L’Indonésie et le Brésil se sont opposés à la mise en cause des monoplantations et des monocultures, pourtant bien moins capables de capter le CO2 que les forêts naturelles qu’elles remplacent. Autre exemple : les États-Unis ont bataillé contre la référence aux « inégalités de genre », formulation remplacée par la simple mention de la vulnérabilité des « femmes » à l’érosion de la diversité.
Surtout, la France et la Chine se sont entendues pour effacer toute mention aux « droits » des peuples autochtones, selon un·e auteur·ice du rapport. La contribution de ces femmes et de ces hommes à la préservation des écosystèmes ainsi que leur plus grande vulnérabilité aux destructions en cours sont bien reconnues par le document officiel.
Les notions de « Terre mère », de « systèmes de vie », de « dons de la nature », « de vivre en harmonie avec la nature » figurent dans le rapport de l’IPBES, de façon bien plus explicite que dans l’accord de Paris sur le climat.

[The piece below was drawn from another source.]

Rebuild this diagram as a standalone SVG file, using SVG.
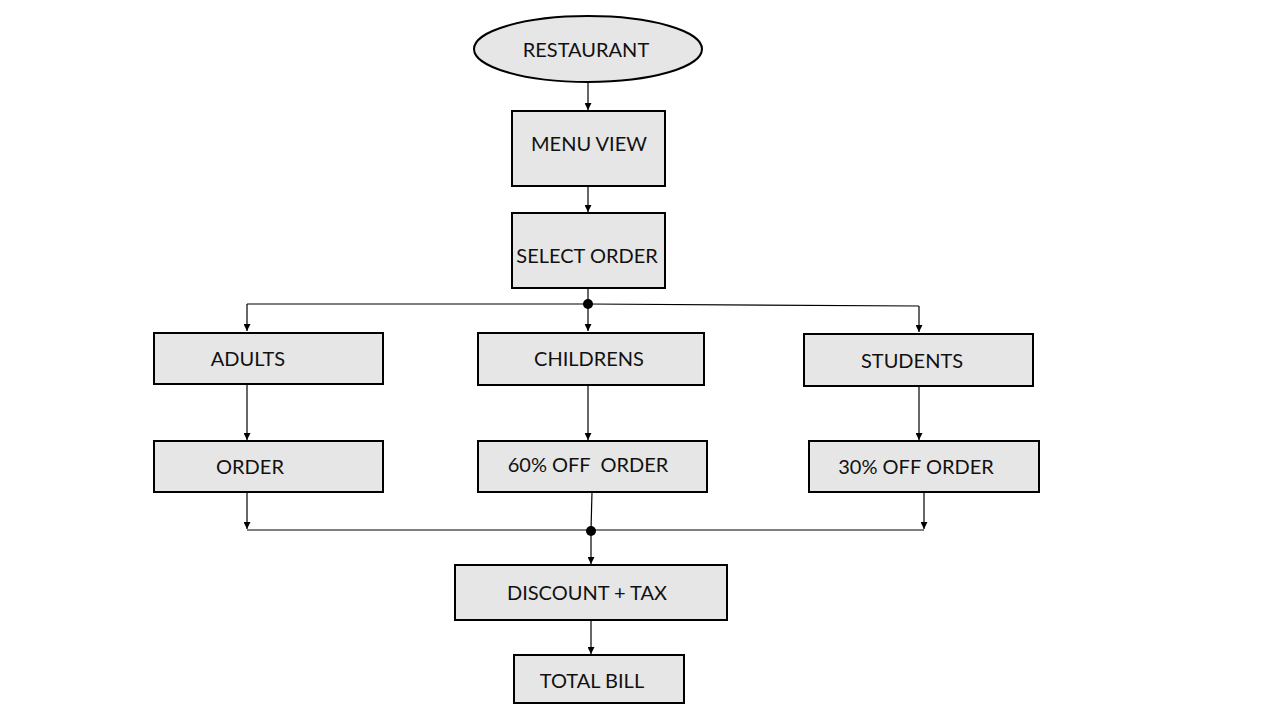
<svg xmlns="http://www.w3.org/2000/svg" width="1280" height="720" viewBox="0 0 1280 720">
<style>
.n{fill:#e7e6e6;stroke:#000;stroke-width:2}
.t{font-family:Lato,"Open Sans","Liberation Sans",sans-serif;font-size:20px;fill:#111;text-anchor:middle;dominant-baseline:central}
.c{fill:none;stroke:#000;stroke-width:1.2}
</style>
<defs>
<marker id="a" viewBox="0 0 10 10" refX="10" refY="5" markerWidth="7" markerHeight="7" markerUnits="userSpaceOnUse" orient="auto"><path d="M0,0L10,5L0,10z" fill="#000"/></marker>
</defs>
<rect width="1280" height="720" fill="#fff"/>
<g id="connectors">
<path class="c" d="M588,83V110" marker-end="url(#a)"/>
<path class="c" d="M588,186V212" marker-end="url(#a)"/>
<path class="c" d="M588,288V304"/>
<path class="c" d="M247,304H588L919,306"/>
<path class="c" d="M247,304V331" marker-end="url(#a)"/>
<path class="c" d="M588,304V331" marker-end="url(#a)"/>
<path class="c" d="M919,306V332" marker-end="url(#a)"/>
<path class="c" d="M247,384V440" marker-end="url(#a)"/>
<path class="c" d="M588,385V440" marker-end="url(#a)"/>
<path class="c" d="M919,386V440" marker-end="url(#a)"/>
<path class="c" d="M247,492V529" marker-end="url(#a)"/>
<path class="c" d="M924,492V529" marker-end="url(#a)"/>
<path class="c" d="M247,530H924"/>
<path class="c" d="M592,492L591,530"/>
<path class="c" d="M591,530V564" marker-end="url(#a)"/>
<path class="c" d="M591,620V654" marker-end="url(#a)"/>
<circle cx="588" cy="304" r="5" fill="#000"/>
<circle cx="591" cy="531" r="5" fill="#000"/>
</g>
<g id="restaurant"><ellipse class="n" cx="588" cy="49" rx="114" ry="33"/><text class="t" x="586" y="49">RESTAURANT</text></g>
<g id="menu-view"><rect class="n" x="512" y="111" width="153" height="75"/><text class="t" x="589" y="143">MENU VIEW</text></g>
<g id="select-order"><rect class="n" x="512" y="213" width="153" height="75"/><text class="t" x="587" y="255">SELECT ORDER</text></g>
<g id="adults"><rect class="n" x="154" y="333" width="229" height="51"/><text class="t" x="248" y="358">ADULTS</text></g>
<g id="childrens"><rect class="n" x="478" y="333" width="226" height="52"/><text class="t" x="589" y="358">CHILDRENS</text></g>
<g id="students"><rect class="n" x="804" y="334" width="229" height="52"/><text class="t" x="912" y="360">STUDENTS</text></g>
<g id="order"><rect class="n" x="154" y="441" width="229" height="51"/><text class="t" x="250" y="466">ORDER</text></g>
<g id="children-order"><rect class="n" x="478" y="441" width="229" height="51"/><text class="t" x="588" y="464" xml:space="preserve">60% OFF  ORDER</text></g>
<g id="students-order"><rect class="n" x="809" y="441" width="230" height="51"/><text class="t" x="916" y="466">30% OFF ORDER</text></g>
<g id="discount-tax"><rect class="n" x="455" y="565" width="272" height="55"/><text class="t" x="587" y="592">DISCOUNT + TAX</text></g>
<g id="total-bill"><rect class="n" x="514" y="655" width="170" height="48"/><text class="t" x="592" y="680">TOTAL BILL</text></g>
</svg>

Mais toujours bordées par la nécessité du « respect de la législation nationale ». La notion de « droits et intérêts » des peuples autochtones, présente dans une précédente version du texte, a disparu de la mouture finale. Figé dans sa vision républicaniste de l’universalisme, l’État français refuse toute reconnaissance de « droits communautaires », notamment en lien avec les enjeux et revendications des peuples autochtones de Guyane.
Toute la fin du résumé pour les décideurs est consacrée aux leviers d’action. En ce sens, le message des scientifiques n’est pas totalement désespéré. Il n’est pas trop tard pour agir. Mais cela ne peut passer que par des bouleversements des politiques économiques et des comportements sociaux actuels : arrêt de l’artificialisation massive des terres naturelles et agricoles, forte réduction de la consommation de protéines animales dans l’alimentation des pays riches, lutte réelle contre le gaspillage dans le système alimentaire (jusqu’à 60 % de la production mondiale des légumes, fruits et racines est jetée sans avoir été consommée).
Un constat scientifique sans appel est posé. Reste aux sociétés à bâtir les réponses politiques adaptées à cette situation de grand péril.